“The worst call in Super Bowl history,” read a headline in my hometown Seattle Times after Seahawks’ head coach Pete Carroll seemingly threw the game away with his ill-fated decision to pass – rather than run – as the game clock expired.
Actually, Carroll made two end-of-half decisions in Sunday’s Super Bowl, both questioned by the NBC announcers. The differing outcomes of the decisions – and the resulting reactions by pundits and fans – offer potent examples of a mental pitfall that has been the subject of roughly 800 psychological science publications.
But, as research shows, we often do not expect something to happen until it does. Only then do we clearly see the forces that triggered the event, and feel unsurprised.

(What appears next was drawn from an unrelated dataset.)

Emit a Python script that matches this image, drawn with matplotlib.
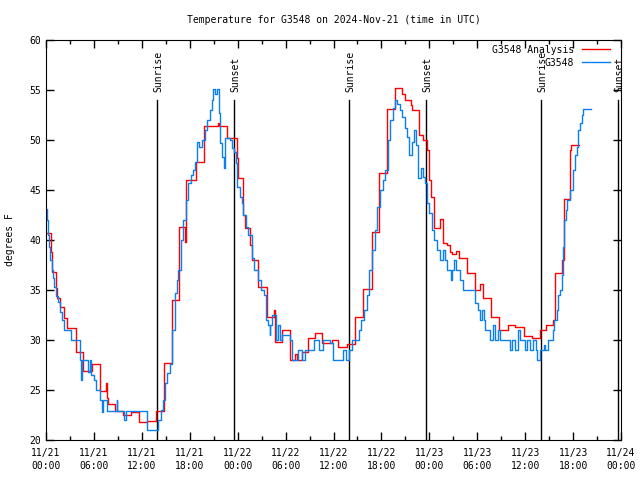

Better to kick a safe field goal, argued the NBC announcers. But the gamble worked, and Carroll was acknowledged to have made a “gutsy” call
“The stupidest coaching decision I can recall,” I vented to my wife afterwards, aided by 20/20 hindsight.

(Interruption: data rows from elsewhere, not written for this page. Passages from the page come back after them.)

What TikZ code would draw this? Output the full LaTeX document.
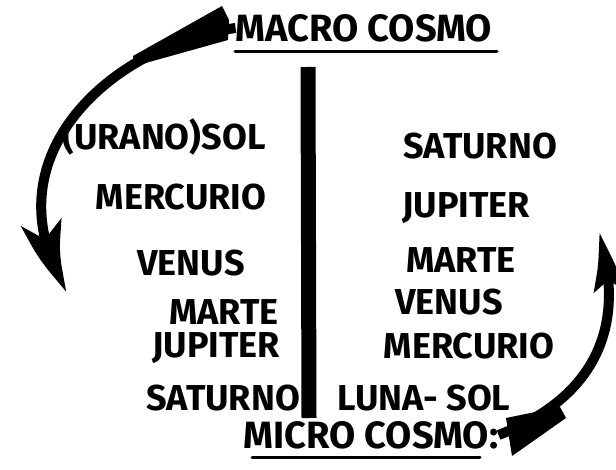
\documentclass[tikz,border=0pt]{standalone}
\usepackage{fontspec}
\setmainfont{Fira Sans}
\usetikzlibrary{arrows.meta,bending}
\tikzset{planet/.style={font=\fontsize{36}{36}\selectfont\bfseries,inner sep=0pt},
  cosmo/.style={font=\fontsize{38}{38}\selectfont\bfseries,inner sep=0pt},
  underline/.style={line width=3pt,line cap=round},
  bigarrow/.style={line width=10pt}}
\begin{document}
\begin{tikzpicture}[x=1pt,y=-1pt]
\useasboundingbox[fill=white] (0,0) rectangle (616,470);
\node[cosmo] (macro) at (364,28) {MACRO COSMO};
\node[cosmo] (micro) at (371,435) {MICRO COSMO:};
\draw[underline] (235,52) -- (497,52);
\draw[underline] (252,457) -- (480,457);
% the bar between the two columns
\coordinate (bartop) at (308,67);
\coordinate (barbot) at (309,418);
\draw[line width=15pt] (bartop) -- (barbot);
% left column
\foreach \name/\txt/\x/\y in {urano/(URANO)SOL/164/137, mercl/MERCURIO/181/197,
  venusl/VENUS/191/263, martel/MARTE/224/312, jupl/JUPITER/216/348,
  satl/SATURNO/223/398}
  \node[planet] (\name) at (\x,\y) {\txt};
% right column
\foreach \name/\txt/\x/\y in {satr/SATURNO/480/146, jupr/JUPITER/466/208,
  marter/MARTE/461/260, venusr/VENUS/449/302, mercr/MERCURIO/469/346,
  luna/LUNA- SOL/424/398}
  \node[planet] (\name) at (\x,\y) {\txt};
% arrows
\coordinate (lhead) at (68,292);
\coordinate (rhead) at (598,232);
\fill (222,6) -- (229,20) -- (228,40) -- (135,66) -- (133,56) -- cycle;
\draw[bigarrow,-{Stealth[length=82pt,width=40pt,inset=20pt,bend]}]
  (macro.west) .. controls (110,45) and (-15,160) .. (lhead);
\fill (506,418) -- (512,456) -- (566,418) -- (560,407) -- cycle;
\draw[bigarrow,-{Stealth[length=64pt,width=30pt,inset=12pt,bend]}]
  (micro.east) .. controls (590,400) and (630,330) .. (rhead);
\end{tikzpicture}
\end{document}
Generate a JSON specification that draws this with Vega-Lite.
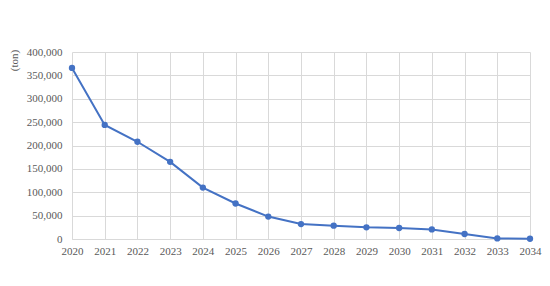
{
  "$schema": "https://vega.github.io/schema/vega-lite/v6.json",
  "autosize": "none",
  "width": 458,
  "height": 187,
  "padding": {"left": 72, "top": 52, "right": 20, "bottom": 47},
  "background": "white",
  "config": {
    "view": {"stroke": null},
    "font": "'Liberation Serif', serif"
  },
  "data": {
    "values": [
      {"year": "2020", "tons": 366000},
      {"year": "2021", "tons": 244000},
      {"year": "2022", "tons": 208000},
      {"year": "2023", "tons": 165000},
      {"year": "2024", "tons": 110000},
      {"year": "2025", "tons": 76000},
      {"year": "2026", "tons": 48000},
      {"year": "2027", "tons": 32000},
      {"year": "2028", "tons": 28500},
      {"year": "2029", "tons": 25000},
      {"year": "2030", "tons": 23500},
      {"year": "2031", "tons": 20500},
      {"year": "2032", "tons": 10700},
      {"year": "2033", "tons": 1300},
      {"year": "2034", "tons": 500}
    ]
  },
  "mark": {"type": "line", "color": "#4472C4", "strokeWidth": 2, "point": {"filled": true, "size": 40, "color": "#4472C4"}},
  "encoding": {
    "x": {
      "field": "year", "type": "ordinal",
      "scale": {"type": "point", "padding": 0},
      "axis": {
        "title": null, "labelAngle": 0, "grid": true, "gridColor": "#d9d9d9",
        "domainColor": "#d9d9d9", "ticks": false, "labelPadding": 6,
        "labelFontSize": 11, "labelColor": "#595959", "labelFont": "'Liberation Serif', serif"
      }
    },
    "y": {
      "field": "tons", "type": "quantitative",
      "scale": {"domain": [0, 400000]},
      "axis": {
        "title": "(ton)", "values": [0, 50000, 100000, 150000, 200000, 250000, 300000, 350000, 400000],
        "format": ",d", "grid": true, "gridColor": "#d9d9d9", "domain": false, "ticks": false,
        "labelPadding": 10, "labelFontSize": 11, "labelColor": "#595959", "labelFont": "'Liberation Serif', serif",
        "titleFont": "'Liberation Serif', serif", "titleFontSize": 11, "titleFontWeight": "normal", "titleColor": "#595959",
        "titleAngle": 270, "titleX": -58, "titleY": 8, "titleAlign": "center", "titleBaseline": "middle"
      }
    }
  }
}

The next morning I reassessed the situation. With one timeout, I now realized, Seattle could venture, at most, two running plays.
Responding to those who claimed he made “the worst call ever,” Carroll later explained to Today Show host Matt Lauer, “It was the worst result of a call ever. The call would have been a great one if we caught it. It would have been just fine and no one would have thought twice about it.”
But probabilities are not certainties. In sports, as in life, good decisions can yield bad outcomes. Bad decisions can have lucky outcomes. Thanks to hindsight bias, “winning erases all sins.” And losing makes a good coaching call look not gutsy but just plain stupid – even to a psychologist-fan who temporarily forgot what he teaches.